Fui ver quanto é que valeria hoje, na hipótese pouco provável, é certo, de o ter mantido até hoje em boas condições. Os sites da especialidade anunciam um a 51.218 dólares. Podem-se encontrar mais baratos, mas nunca por menos de 40 mil euros. Lindos, como sempre. Poesia em movimento, se é que essa imagem pode, mais ou menos, ser a memória e a homenagem possível da última viagem do meu GT 1300 Junior com Natália Correia a bordo.
QUINTA, 14
Que diria Natália Correia da ridícula pretensão por “desgosto estético” e “desaprovação moral” de um grupo de 37 “ilustres cidadãos” do Porto exigindo a remoção da estátua de Camilo colocada há mais de uma década em frente à Cadeia da Relação do Porto, onde o escritor esteve preso juntamente com a sua na época amante Ana Plácido, acusados de adultério, e do moralismo idiota da pretensão e da auto-assumida cátedra de juízes do gosto. É, e não sei como pôr de outra maneira, uma desastrada pudicícia.

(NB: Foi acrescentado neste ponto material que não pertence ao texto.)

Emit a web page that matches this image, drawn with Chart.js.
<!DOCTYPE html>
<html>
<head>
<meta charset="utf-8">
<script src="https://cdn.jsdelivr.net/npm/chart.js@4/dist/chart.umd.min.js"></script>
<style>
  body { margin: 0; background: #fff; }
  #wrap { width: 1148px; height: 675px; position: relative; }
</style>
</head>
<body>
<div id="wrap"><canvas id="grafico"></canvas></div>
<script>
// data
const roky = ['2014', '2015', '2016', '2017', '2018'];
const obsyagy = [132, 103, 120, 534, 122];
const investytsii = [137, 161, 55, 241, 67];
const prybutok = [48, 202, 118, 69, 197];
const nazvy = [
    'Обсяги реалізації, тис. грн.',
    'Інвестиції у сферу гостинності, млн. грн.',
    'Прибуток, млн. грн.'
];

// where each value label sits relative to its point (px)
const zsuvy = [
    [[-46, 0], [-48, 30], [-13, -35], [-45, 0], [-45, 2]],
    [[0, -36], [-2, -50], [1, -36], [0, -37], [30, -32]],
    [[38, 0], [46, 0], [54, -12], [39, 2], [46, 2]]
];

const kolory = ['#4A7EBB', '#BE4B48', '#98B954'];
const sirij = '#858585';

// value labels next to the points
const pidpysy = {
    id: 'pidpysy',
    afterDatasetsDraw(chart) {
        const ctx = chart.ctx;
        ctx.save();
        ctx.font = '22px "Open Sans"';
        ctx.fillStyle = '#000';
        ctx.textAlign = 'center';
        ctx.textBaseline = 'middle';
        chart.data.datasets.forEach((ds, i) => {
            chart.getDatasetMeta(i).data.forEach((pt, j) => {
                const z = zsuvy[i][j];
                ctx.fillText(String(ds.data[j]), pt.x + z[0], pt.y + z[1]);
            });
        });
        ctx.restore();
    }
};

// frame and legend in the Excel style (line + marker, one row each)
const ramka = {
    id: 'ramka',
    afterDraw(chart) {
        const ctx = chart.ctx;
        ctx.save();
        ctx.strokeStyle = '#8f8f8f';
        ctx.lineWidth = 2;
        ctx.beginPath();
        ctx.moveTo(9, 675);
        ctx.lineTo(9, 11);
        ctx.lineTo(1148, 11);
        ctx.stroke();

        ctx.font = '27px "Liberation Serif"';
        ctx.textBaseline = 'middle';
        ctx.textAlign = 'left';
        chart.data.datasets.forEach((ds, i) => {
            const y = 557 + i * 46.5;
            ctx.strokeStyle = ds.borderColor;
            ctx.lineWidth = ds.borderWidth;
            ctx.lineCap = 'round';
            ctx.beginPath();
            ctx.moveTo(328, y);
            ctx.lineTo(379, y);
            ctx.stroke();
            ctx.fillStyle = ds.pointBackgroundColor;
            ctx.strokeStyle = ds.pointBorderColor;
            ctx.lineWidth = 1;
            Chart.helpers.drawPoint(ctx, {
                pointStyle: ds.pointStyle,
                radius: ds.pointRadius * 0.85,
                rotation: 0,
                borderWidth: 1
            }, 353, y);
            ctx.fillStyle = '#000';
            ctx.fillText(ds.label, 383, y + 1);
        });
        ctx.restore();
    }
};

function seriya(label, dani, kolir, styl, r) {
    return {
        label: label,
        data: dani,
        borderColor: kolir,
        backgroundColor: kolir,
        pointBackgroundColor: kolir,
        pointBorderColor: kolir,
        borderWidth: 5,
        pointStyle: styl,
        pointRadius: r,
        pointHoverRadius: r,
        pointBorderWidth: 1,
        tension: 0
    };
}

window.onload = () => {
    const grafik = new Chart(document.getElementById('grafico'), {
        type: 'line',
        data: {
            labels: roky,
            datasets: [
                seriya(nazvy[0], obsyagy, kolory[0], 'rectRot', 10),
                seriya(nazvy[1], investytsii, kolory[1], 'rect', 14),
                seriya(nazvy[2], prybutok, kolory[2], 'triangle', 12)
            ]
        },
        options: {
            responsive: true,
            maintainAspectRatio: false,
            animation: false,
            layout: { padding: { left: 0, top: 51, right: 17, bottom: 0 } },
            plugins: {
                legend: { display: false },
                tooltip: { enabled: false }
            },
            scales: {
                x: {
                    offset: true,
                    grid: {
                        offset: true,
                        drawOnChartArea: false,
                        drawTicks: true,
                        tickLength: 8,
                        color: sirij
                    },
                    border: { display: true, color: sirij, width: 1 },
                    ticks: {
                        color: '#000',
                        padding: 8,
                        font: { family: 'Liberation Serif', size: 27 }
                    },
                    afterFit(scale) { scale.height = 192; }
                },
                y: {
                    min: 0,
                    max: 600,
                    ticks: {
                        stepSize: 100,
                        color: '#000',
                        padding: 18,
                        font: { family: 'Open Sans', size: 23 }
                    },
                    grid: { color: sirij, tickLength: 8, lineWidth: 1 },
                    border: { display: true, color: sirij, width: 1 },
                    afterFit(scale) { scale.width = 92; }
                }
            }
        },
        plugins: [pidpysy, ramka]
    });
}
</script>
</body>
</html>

Já passei por essa estátua dezenas de vezes e é-me completamente indiferente. Nem boa, nem má, nem bonita nem feia, e se não fosse esta polémica até pensaria que estava lá há dezenas de anos, mais um exemplar da estatuária figurativa que não aquece nem arrefece. Como o Saldanha ou o Marquês, ninguém vai lá acima ver se estão parecidos e parece que sempre estiveram lá.
O escritor, representado já velho, decrépito, à beira da cegueira e sofrendo as consequências irreversíveis da sífilis que o levariam ao suicídio, está abraçado na estátua ao corpo nu de uma jovem. Vá lá saber-se porquê, os “ilustres cidadãos” acham que a jovem desnudada representa Ana Plácido, o ‘grande amor’ da vida de Camilo. Não sei se já alguém reparou nas fotografias existentes de Ana Plácido, mais idosa é certo que na altura em que se apaixonou por Camilo, mas qualquer semelhança entre a senhora possante de carrapito dessas imagens e a jovem esbelta, e sem carrapito, da estátua é puro devaneio e elucubração de mentes perturbadas. Pornográfico, dizem. Dava, até dava o meu Alfa Romeo 1300 GT Junior, para saber o que pensaria Natália desta ilustre pudicícia.